╭──

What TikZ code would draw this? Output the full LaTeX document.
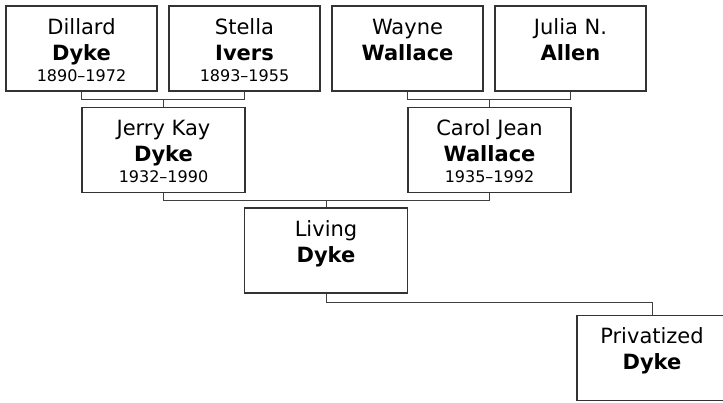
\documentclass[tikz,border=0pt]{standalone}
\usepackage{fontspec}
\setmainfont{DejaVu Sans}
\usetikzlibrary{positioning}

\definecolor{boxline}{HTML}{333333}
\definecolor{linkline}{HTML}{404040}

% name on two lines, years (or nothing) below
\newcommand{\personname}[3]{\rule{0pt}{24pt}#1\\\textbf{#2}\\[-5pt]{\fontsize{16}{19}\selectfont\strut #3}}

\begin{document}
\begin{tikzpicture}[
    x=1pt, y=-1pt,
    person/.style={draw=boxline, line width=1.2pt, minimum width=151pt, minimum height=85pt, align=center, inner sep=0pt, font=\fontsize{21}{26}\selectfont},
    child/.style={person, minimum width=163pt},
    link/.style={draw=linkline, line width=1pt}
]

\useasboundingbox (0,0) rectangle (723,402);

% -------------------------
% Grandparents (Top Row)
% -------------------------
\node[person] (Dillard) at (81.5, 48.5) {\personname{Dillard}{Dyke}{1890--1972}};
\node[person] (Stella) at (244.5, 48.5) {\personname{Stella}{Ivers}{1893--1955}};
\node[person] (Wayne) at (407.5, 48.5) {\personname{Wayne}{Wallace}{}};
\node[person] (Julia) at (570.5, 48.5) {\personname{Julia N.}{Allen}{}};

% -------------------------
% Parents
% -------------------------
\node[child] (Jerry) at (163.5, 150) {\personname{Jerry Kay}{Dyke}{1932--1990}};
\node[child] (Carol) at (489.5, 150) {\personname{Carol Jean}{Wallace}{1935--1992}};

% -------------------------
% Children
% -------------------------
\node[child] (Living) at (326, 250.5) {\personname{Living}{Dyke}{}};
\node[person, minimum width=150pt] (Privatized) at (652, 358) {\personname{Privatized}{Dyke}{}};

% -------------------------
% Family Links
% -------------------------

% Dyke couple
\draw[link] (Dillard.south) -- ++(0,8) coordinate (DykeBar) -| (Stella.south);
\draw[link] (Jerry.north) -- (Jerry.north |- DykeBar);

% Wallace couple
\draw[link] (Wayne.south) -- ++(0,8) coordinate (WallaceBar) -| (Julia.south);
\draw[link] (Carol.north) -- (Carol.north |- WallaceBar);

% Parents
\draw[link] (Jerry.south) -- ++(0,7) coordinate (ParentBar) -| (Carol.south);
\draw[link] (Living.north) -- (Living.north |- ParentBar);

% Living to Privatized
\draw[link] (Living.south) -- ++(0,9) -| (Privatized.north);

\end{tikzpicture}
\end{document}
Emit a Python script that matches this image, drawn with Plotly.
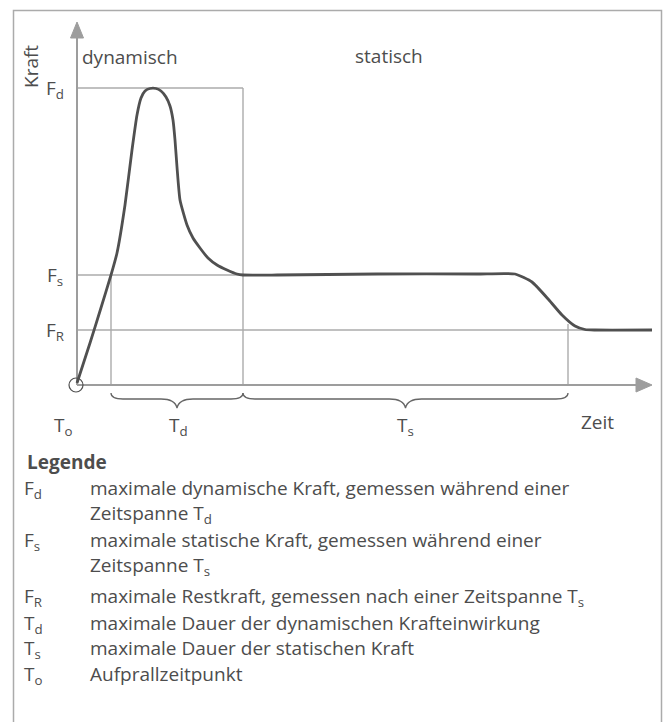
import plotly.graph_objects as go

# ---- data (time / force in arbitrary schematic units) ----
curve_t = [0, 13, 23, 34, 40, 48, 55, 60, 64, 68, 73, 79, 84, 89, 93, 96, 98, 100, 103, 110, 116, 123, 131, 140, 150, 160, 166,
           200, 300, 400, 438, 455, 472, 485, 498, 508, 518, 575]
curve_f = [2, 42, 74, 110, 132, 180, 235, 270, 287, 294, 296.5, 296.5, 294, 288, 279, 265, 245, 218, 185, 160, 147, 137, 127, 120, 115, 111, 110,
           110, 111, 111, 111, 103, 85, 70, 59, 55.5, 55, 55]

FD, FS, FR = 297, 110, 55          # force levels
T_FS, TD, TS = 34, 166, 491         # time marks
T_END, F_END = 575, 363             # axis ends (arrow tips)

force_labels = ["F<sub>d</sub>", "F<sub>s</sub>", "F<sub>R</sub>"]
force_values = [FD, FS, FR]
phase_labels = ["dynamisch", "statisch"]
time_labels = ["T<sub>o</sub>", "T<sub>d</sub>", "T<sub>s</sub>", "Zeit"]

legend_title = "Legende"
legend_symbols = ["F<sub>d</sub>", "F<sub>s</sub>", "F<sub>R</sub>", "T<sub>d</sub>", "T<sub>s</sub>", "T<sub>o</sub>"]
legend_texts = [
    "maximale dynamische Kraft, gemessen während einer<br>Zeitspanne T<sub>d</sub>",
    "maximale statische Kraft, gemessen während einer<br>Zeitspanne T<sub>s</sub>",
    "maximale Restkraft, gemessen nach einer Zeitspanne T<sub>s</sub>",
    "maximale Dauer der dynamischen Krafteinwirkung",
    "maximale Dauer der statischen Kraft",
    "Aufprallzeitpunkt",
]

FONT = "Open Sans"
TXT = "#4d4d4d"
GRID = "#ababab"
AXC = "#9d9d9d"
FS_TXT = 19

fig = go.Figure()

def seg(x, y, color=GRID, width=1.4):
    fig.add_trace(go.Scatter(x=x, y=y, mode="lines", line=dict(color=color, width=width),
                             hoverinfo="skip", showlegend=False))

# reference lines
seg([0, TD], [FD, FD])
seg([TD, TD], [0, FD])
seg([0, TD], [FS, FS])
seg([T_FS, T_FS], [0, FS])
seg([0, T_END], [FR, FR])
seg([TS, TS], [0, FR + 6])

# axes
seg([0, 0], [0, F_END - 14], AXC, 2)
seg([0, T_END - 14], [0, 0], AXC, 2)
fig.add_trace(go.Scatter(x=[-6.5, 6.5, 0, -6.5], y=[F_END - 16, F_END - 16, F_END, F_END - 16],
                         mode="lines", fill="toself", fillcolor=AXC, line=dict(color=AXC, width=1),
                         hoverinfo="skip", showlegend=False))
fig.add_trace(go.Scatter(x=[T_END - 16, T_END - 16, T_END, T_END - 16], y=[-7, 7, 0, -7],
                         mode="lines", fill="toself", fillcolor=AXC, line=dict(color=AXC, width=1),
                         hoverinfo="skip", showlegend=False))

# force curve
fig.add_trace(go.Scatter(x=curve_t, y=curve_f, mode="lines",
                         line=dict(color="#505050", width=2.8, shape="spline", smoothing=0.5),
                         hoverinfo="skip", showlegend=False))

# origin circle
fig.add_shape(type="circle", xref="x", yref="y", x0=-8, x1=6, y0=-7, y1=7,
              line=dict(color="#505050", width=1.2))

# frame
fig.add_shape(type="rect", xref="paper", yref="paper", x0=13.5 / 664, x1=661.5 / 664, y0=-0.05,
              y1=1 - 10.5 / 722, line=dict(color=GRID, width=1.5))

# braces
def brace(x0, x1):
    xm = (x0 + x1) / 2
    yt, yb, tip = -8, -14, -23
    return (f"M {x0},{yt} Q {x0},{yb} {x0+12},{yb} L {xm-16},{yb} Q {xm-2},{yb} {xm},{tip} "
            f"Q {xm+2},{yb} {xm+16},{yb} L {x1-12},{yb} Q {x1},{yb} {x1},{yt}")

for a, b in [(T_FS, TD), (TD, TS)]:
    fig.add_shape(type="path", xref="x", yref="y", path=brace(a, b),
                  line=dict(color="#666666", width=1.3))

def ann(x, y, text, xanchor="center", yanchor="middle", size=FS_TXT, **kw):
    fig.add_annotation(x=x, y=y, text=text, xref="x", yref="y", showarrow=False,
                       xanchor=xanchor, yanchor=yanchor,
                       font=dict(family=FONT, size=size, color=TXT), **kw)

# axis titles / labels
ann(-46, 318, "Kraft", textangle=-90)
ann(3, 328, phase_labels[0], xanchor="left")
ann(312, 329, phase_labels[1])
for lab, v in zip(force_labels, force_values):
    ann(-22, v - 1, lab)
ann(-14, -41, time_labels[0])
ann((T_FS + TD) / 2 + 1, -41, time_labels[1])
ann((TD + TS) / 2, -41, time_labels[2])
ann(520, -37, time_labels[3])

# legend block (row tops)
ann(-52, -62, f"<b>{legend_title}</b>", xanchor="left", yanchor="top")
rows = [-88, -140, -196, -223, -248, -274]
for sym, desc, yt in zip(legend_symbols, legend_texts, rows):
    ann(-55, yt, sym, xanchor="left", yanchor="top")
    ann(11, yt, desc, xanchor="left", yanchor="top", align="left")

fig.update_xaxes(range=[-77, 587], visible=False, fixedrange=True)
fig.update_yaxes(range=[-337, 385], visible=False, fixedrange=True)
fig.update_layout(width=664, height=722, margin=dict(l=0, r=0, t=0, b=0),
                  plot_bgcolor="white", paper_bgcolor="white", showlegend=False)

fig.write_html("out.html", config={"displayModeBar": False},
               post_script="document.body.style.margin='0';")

╰──

=== Brief ===
Stop after the line containing "at (570.5, 48.5)": copy the records exactly from the first line up to there, leaving pictures out.

=== Task solution ===
What TikZ code would draw this? Output the full LaTeX document.
\documentclass[tikz,border=0pt]{standalone}
\usepackage{fontspec}
\setmainfont{DejaVu Sans}
\usetikzlibrary{positioning}

\definecolor{boxline}{HTML}{333333}
\definecolor{linkline}{HTML}{404040}

% name on two lines, years (or nothing) below
\newcommand{\personname}[3]{\rule{0pt}{24pt}#1\\\textbf{#2}\\[-5pt]{\fontsize{16}{19}\selectfont\strut #3}}

\begin{document}
\begin{tikzpicture}[
    x=1pt, y=-1pt,
    person/.style={draw=boxline, line width=1.2pt, minimum width=151pt, minimum height=85pt, align=center, inner sep=0pt, font=\fontsize{21}{26}\selectfont},
    child/.style={person, minimum width=163pt},
    link/.style={draw=linkline, line width=1pt}
]

\useasboundingbox (0,0) rectangle (723,402);

% -------------------------
% Grandparents (Top Row)
% -------------------------
\node[person] (Dillard) at (81.5, 48.5) {\personname{Dillard}{Dyke}{1890--1972}};
\node[person] (Stella) at (244.5, 48.5) {\personname{Stella}{Ivers}{1893--1955}};
\node[person] (Wayne) at (407.5, 48.5) {\personname{Wayne}{Wallace}{}};
\node[person] (Julia) at (570.5, 48.5) {\personname{Julia N.}{Allen}{}};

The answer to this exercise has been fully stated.